— Es una cuestión de estadística—. Había dicho él en la mañana, justo antes de largarse con la patineta, a toda velocidad, a través del pasillo del colegio.
Los padres de Mateo nunca estaban en casa, así que —cuando era niño— lo enchufaban a la televisión como enchufaban sus celulares a la pared. Se crió con la clase de novelas románticas que miraba mi abuela y, pronto, su más grande deseo fue tener un amor como aquellos personajes que vivían felices para siempre.
— ¿Cómo terminó así?
— Imaginó que, a esa velocidad, si chocaba con una chica mientras andaba en patineta haría que se le cayeran los libros.
Pero nadie en su sano juicio se para a ver como el chico de la patineta se acerca con los ojos tapados. Lo habían esquivado y él se había dado de lleno contra la pared al final del pasillo.
— ¿Sigue buscando su amor de novela?— Preguntó mi madre, sentada a los pies de su cama de hospital. Asentí. Aquella no era la primera ni sería la última de sus locuras.
Mi apartamento quedaba al lado del suyo y, cuando se sentía solo, bastaba con tocar mi puerta. Yo me empeñaba en distraerlo, zambullirlo en mi mundo de fantasía en donde no había espacio para lamentarse. Así había sido desde que éramos bebés, hasta el punto en el que Mateo probablemente había olvidado que quizás no había necesidad de buscar el amor incondicional tan lejos. Miope de costumbre, se desprendió de mis brazos invisibles cuya calidez parecía no ser suficiente.
— ¿Cele?— Susurró, al abrir los ojos— ¿Lo logré?

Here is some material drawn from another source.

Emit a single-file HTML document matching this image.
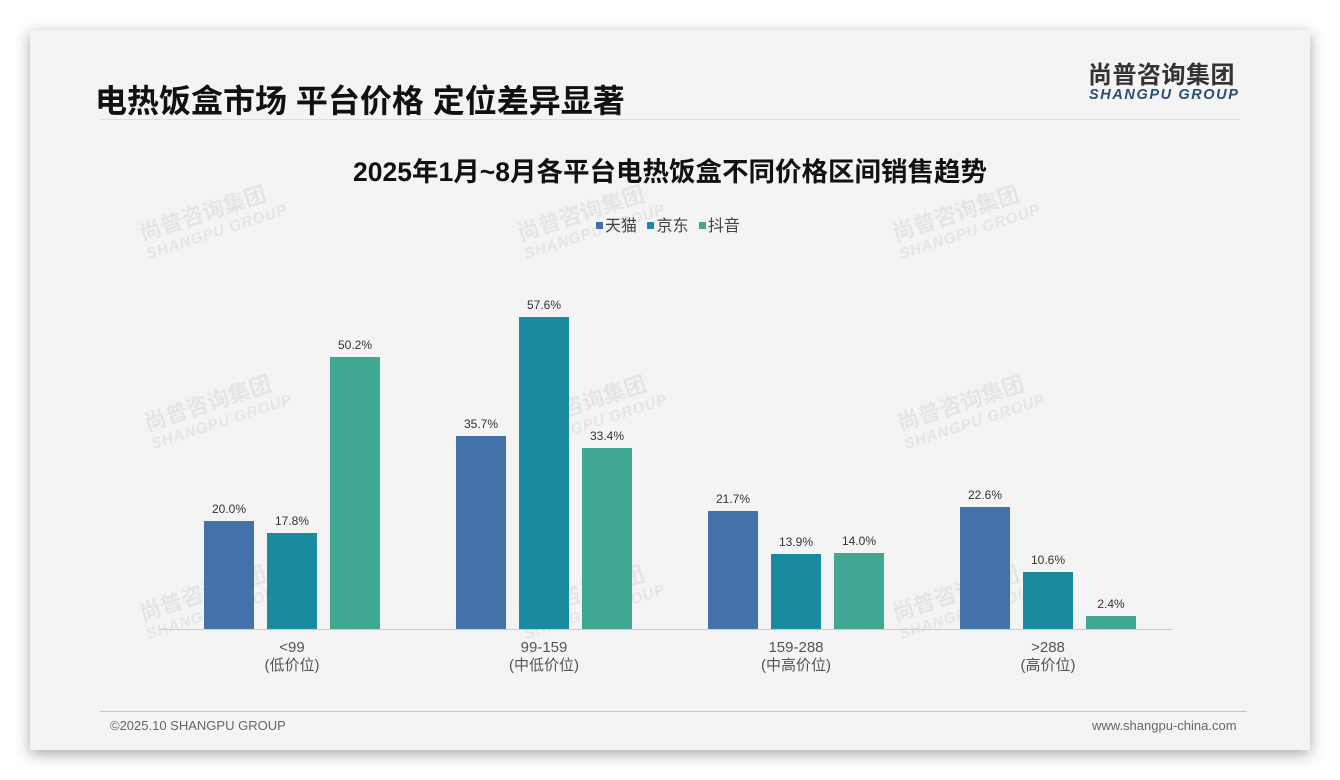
<!DOCTYPE html><html><head><meta charset="utf-8"><style>
body{margin:0;width:1340px;height:780px;background:#fff;font-family:"Liberation Sans","Noto Sans CJK SC",sans-serif;position:relative;overflow:hidden}
.card{position:absolute;left:30px;top:30px;width:1280px;height:720px;background:#f4f4f4;box-shadow:0 4px 14px rgba(0,0,0,.35)}
.a{position:absolute;white-space:nowrap}
.bar{position:absolute;width:50px}
.v{position:absolute;width:70px;text-align:center;font-size:12px;color:#333}
.x{position:absolute;width:200px;text-align:center;font-size:15px;color:#555;line-height:18px}
.wm{position:absolute;color:rgba(0,0,0,.06);font-weight:bold;transform:rotate(-18deg);font-size:22px;line-height:22px}
.wm span{display:block;font-size:15px;font-style:italic;letter-spacing:1px}
.lg{display:inline-block;width:7px;height:7px;margin:0 2px 2px 6px}
</style></head><body>
<div class="card"></div>
<div class="a" style="left:95px;top:76px;font-size:32px;font-weight:bold;color:#111">电热饭盒市场 平台价格 定位差异显著</div>
<div class="a" style="left:1088px;top:64px;font-size:24px;line-height:24px;font-weight:bold;color:#333;letter-spacing:0.5px">尚普咨询集团</div>
<div class="a" style="left:1089px;top:88px;font-size:14.5px;line-height:15px;font-weight:bold;font-style:italic;color:#2c4e75;letter-spacing:1.6px">SHANGPU GROUP</div>
<div class="a" style="left:100px;top:119px;width:1140px;height:1px;background:#ddd"></div>
<div class="a" style="left:0;width:1340px;text-align:center;top:150px;font-size:26.5px;font-weight:bold;color:#111">2025年1月~8月各平台电热饭盒不同价格区间销售趋势</div>
<div class="a" style="left:590px;top:212px;font-size:16px;color:#444"><span class="lg" style="background:#4472a8"></span>天猫 <span class="lg" style="background:#1a8aa0"></span>京东 <span class="lg" style="background:#40a793"></span>抖音</div>
<div class="wm" style="left:140px;top:200px">尚普咨询集团<span>SHANGPU GROUP</span></div>
<div class="wm" style="left:518px;top:200px">尚普咨询集团<span>SHANGPU GROUP</span></div>
<div class="wm" style="left:893px;top:200px">尚普咨询集团<span>SHANGPU GROUP</span></div>
<div class="wm" style="left:145px;top:390px">尚普咨询集团<span>SHANGPU GROUP</span></div>
<div class="wm" style="left:520px;top:390px">尚普咨询集团<span>SHANGPU GROUP</span></div>
<div class="wm" style="left:898px;top:390px">尚普咨询集团<span>SHANGPU GROUP</span></div>
<div class="wm" style="left:140px;top:580px">尚普咨询集团<span>SHANGPU GROUP</span></div>
<div class="wm" style="left:518px;top:580px">尚普咨询集团<span>SHANGPU GROUP</span></div>
<div class="wm" style="left:893px;top:580px">尚普咨询集团<span>SHANGPU GROUP</span></div>
<div class="a" style="left:160px;top:629px;width:1012px;height:1px;background:#ccc"></div>

<div class="bar" style="left:204px;top:521px;height:108px;background:#4472a8"></div><div class="v" style="left:194px;top:502px">20.0%</div>
<div class="bar" style="left:267px;top:533px;height:96px;background:#1a8aa0"></div><div class="v" style="left:257px;top:514px">17.8%</div>
<div class="bar" style="left:330px;top:357px;height:272px;background:#40a793"></div><div class="v" style="left:320px;top:338px">50.2%</div>

<div class="bar" style="left:456px;top:436px;height:193px;background:#4472a8"></div><div class="v" style="left:446px;top:417px">35.7%</div>
<div class="bar" style="left:519px;top:317px;height:312px;background:#1a8aa0"></div><div class="v" style="left:509px;top:298px">57.6%</div>
<div class="bar" style="left:582px;top:448px;height:181px;background:#40a793"></div><div class="v" style="left:572px;top:429px">33.4%</div>

<div class="bar" style="left:708px;top:511px;height:118px;background:#4472a8"></div><div class="v" style="left:698px;top:492px">21.7%</div>
<div class="bar" style="left:771px;top:554px;height:75px;background:#1a8aa0"></div><div class="v" style="left:761px;top:535px">13.9%</div>
<div class="bar" style="left:834px;top:553px;height:76px;background:#40a793"></div><div class="v" style="left:824px;top:534px">14.0%</div>

<div class="bar" style="left:960px;top:507px;height:122px;background:#4472a8"></div><div class="v" style="left:950px;top:488px">22.6%</div>
<div class="bar" style="left:1023px;top:572px;height:57px;background:#1a8aa0"></div><div class="v" style="left:1013px;top:553px">10.6%</div>
<div class="bar" style="left:1086px;top:616px;height:13px;background:#40a793"></div><div class="v" style="left:1076px;top:597px">2.4%</div>

<div class="x" style="left:192px;top:639px">&lt;99<br>(低价位)</div>
<div class="x" style="left:444px;top:639px">99-159<br>(中低价位)</div>
<div class="x" style="left:696px;top:639px">159-288<br>(中高价位)</div>
<div class="x" style="left:948px;top:639px">&gt;288<br>(高价位)</div>

<div class="a" style="left:100px;top:711px;width:1147px;height:1px;background:#b8c8d8"></div>
<div class="a" style="left:110px;top:718px;font-size:13px;color:#666">©2025.10 SHANGPU GROUP</div>
<div class="a" style="left:1092px;top:718px;font-size:13px;color:#666">www.shangpu-china.com</div>
</body></html>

Deseé poder mentirle. No podía negarle nada a aquellos ojos miel que me imploraban con la amargura de la incertidumbre. Sacudí mi cabeza de lado a lado, sin embargo, y enterré mis zarpas en su cabellera dorada. Despeinarlo era un placer privado que, al menos de momento, podía permitirme con cierta autoridad precavida y orgullo celoso.